We bought our Christmas tree this weekend, and it has to be the nicest tree I've had with Oliver. It's plump yet elegant, and is just waiting to be dressed. I have a batch if gingerbread batter in the fridge waiting to be transformed into tree ornaments - it's hard not to be in the Christmas spirit now!

Coconut-Chocolate Bars
Adapted from BBC Good Food

100 grams (1 stick) of softened butter
100 grams (1/2 cup) of granulated sugar
2 eggs, beaten
140 grams (1 cup) of self-rising flour
1 tsp of baking powder
2 tablespoons of cocoa powder
2 tablespoons of milk

1/4 cup of bittersweet chocolate chips
A good splash of heavy cream

100 g of dessicated coconut

Preheat your oven to 350F. Butter and line and 20cm square tin.
Cream the softened butter and sugar with a hand mixer until pale and creamy (about 2 minutes). Add the eggs and beat until just combined.
Sieve in the flour, baking powder and cocoa. Beat in the milk. Place the batter in the tin making sure it's evenly distributed in the pan. Bake for 18-20 minutes or until the cake springs back when pressed.
Let the cake cool for a few minutes before removing from the tin.

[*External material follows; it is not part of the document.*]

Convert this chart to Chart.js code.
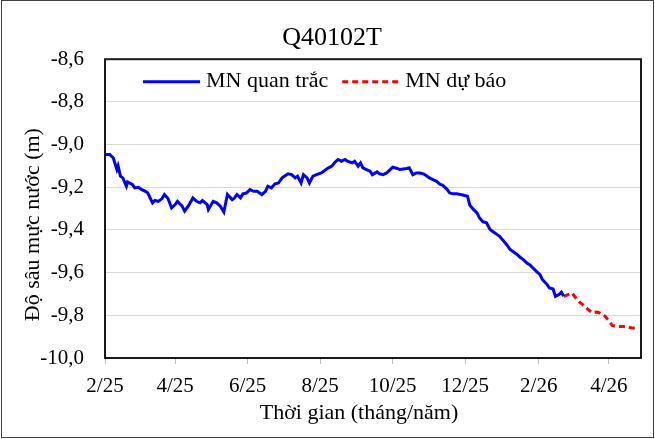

While the cake is cooling, make the chocolate ganache. Using a double boiler, gently melt chocolate. Once melted, transfer chocolate to a small bowl and add a good splash of heavy cream. Whisk until the cream is fully incorporated.

Place a pan on medium heat. Add the coconut to the pan and stir until the coconut turn lightly golden. Remove from the heat. Stay close to the pan when toasted the coconut because it can burn easily. Remove from the heat as soon as the coconut is golden as it will continue to cook if left in the warm pan.

Cut the cake into small squares. Using a spoon, add a dollop of chocolate to the top of each square and spread to create an even layer. Sprinkle with toasted coconut. Store in an airtight container for up to 3 days.